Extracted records
▼

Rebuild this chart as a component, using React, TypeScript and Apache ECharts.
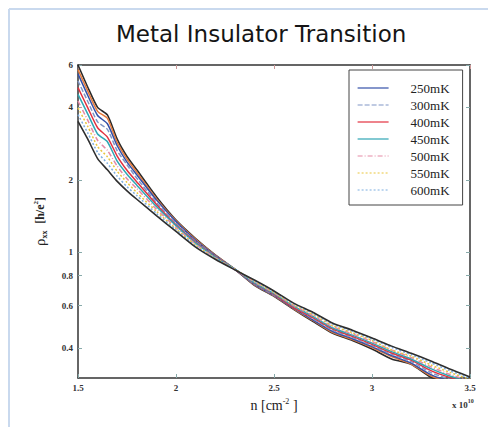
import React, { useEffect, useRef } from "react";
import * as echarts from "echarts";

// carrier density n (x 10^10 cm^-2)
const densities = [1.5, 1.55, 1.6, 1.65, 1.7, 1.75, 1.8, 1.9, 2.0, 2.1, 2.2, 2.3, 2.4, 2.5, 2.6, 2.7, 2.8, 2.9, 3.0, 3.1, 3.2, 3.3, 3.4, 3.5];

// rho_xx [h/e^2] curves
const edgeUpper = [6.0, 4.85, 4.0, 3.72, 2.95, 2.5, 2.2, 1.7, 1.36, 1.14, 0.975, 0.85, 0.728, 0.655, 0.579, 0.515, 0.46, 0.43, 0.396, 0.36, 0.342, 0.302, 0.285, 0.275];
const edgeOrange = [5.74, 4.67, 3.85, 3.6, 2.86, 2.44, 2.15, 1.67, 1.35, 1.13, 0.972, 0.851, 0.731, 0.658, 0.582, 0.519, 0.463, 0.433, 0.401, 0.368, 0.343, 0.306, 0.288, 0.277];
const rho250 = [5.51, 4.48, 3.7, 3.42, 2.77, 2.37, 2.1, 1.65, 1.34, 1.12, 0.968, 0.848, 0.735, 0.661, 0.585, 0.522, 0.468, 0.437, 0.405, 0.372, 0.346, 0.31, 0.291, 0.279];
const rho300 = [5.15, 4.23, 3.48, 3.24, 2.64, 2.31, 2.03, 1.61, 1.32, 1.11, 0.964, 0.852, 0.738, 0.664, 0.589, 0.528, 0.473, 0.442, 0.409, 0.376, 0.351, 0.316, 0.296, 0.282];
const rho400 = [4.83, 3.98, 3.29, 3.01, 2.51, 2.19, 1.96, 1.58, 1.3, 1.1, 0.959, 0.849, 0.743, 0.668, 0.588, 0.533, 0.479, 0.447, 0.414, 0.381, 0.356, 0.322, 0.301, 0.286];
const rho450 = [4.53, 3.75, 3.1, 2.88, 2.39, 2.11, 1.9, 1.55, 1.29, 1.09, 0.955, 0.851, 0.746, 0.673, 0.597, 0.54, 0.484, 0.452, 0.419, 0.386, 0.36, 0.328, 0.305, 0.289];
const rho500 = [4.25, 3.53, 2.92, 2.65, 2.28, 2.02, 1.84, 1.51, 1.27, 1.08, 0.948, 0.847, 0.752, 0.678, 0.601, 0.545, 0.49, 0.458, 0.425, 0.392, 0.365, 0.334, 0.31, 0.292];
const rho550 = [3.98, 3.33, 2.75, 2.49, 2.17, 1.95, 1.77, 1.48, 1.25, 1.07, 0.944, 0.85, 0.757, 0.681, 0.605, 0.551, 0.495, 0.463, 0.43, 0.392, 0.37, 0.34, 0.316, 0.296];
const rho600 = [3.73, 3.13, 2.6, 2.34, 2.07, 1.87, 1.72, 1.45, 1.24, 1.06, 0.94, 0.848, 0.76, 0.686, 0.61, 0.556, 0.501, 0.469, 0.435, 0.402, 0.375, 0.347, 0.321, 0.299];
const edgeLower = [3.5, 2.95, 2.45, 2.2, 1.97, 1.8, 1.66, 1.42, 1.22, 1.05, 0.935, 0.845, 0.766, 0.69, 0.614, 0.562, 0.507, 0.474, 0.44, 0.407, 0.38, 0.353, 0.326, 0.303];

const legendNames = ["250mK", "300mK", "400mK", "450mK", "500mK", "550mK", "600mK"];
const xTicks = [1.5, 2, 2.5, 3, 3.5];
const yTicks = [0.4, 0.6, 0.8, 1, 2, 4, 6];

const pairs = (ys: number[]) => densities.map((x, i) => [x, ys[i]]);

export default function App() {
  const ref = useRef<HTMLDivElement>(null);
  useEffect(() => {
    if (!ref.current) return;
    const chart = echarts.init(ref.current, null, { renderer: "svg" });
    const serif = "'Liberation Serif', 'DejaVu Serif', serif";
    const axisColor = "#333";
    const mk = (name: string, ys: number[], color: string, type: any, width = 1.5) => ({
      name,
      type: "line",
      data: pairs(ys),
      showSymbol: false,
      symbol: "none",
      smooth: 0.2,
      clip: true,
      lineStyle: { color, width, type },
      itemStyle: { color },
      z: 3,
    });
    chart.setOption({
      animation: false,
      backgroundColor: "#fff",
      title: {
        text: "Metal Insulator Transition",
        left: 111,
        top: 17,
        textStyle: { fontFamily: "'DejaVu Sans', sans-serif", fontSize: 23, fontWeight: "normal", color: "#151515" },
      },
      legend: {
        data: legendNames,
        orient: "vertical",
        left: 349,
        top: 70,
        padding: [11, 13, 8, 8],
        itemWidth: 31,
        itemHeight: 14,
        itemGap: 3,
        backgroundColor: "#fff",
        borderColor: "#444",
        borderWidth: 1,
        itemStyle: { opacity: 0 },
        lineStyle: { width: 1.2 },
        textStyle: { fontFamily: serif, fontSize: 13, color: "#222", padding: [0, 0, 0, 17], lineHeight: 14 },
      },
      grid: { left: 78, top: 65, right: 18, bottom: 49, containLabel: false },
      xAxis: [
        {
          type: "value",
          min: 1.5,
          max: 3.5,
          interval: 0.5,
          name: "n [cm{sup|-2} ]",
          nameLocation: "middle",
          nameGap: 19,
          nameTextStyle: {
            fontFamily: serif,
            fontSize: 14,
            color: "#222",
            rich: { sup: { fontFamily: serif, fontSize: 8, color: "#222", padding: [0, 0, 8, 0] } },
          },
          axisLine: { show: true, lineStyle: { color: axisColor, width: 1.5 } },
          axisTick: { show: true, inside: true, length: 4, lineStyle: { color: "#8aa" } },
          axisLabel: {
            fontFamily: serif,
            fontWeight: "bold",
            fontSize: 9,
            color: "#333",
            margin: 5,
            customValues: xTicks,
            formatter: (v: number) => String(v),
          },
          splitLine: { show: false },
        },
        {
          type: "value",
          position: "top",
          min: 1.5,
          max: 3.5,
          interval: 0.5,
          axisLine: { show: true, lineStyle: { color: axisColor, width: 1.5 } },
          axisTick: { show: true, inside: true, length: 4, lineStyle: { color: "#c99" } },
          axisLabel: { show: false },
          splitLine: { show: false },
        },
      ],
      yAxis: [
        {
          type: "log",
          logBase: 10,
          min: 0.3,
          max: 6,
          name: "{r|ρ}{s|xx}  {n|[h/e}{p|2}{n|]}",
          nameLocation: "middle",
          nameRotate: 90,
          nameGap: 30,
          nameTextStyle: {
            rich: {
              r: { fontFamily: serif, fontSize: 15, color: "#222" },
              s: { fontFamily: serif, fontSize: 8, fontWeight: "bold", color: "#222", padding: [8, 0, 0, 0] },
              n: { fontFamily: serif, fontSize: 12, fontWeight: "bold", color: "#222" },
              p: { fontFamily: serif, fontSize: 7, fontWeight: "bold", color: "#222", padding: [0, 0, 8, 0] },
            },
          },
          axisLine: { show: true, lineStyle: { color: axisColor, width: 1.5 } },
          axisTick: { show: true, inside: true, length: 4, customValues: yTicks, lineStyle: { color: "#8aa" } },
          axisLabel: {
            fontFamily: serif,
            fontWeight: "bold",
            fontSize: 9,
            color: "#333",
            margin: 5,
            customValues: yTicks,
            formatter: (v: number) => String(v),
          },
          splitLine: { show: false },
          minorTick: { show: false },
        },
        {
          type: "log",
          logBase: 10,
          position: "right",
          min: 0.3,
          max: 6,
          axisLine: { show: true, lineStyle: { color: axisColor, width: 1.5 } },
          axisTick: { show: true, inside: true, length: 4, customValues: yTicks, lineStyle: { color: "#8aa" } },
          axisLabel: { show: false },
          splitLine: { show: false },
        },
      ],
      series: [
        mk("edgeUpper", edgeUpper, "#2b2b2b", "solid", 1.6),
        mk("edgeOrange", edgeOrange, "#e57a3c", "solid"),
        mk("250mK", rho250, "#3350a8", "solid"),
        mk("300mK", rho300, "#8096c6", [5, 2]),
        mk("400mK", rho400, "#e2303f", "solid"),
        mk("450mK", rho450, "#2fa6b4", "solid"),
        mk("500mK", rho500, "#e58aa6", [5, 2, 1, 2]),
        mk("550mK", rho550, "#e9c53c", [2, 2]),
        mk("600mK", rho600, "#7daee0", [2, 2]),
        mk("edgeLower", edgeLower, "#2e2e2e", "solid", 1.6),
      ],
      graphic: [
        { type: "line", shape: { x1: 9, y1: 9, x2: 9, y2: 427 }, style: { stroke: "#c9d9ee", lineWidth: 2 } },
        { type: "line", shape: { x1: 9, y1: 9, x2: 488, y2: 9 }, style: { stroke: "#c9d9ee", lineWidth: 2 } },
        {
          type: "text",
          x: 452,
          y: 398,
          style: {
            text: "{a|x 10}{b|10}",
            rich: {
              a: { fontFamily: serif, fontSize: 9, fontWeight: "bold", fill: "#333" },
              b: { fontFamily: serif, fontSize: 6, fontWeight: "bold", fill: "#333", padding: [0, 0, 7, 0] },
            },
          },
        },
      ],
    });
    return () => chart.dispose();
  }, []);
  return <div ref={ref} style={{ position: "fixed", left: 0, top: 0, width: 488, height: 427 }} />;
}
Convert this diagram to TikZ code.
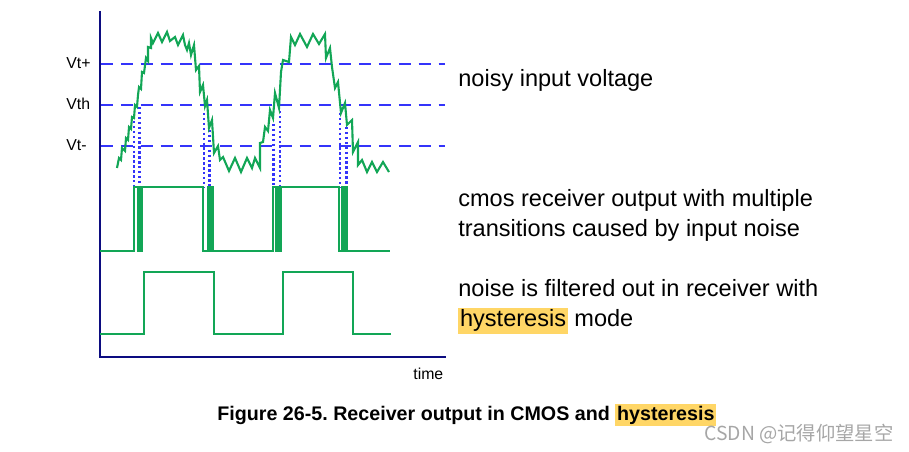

▲

*Stated task*
Start at the top of the entries and repeat each line exactly, ending at the line that contains "3.3, 3.4, 3.5];". Pictures are not part of the copy.

*Output*
Rebuild this chart as a component, using React, TypeScript and Apache ECharts.
import React, { useEffect, useRef } from "react";
import * as echarts from "echarts";

// carrier density n (x 10^10 cm^-2)
const densities = [1.5, 1.55, 1.6, 1.65, 1.7, 1.75, 1.8, 1.9, 2.0, 2.1, 2.2, 2.3, 2.4, 2.5, 2.6, 2.7, 2.8, 2.9, 3.0, 3.1, 3.2, 3.3, 3.4, 3.5];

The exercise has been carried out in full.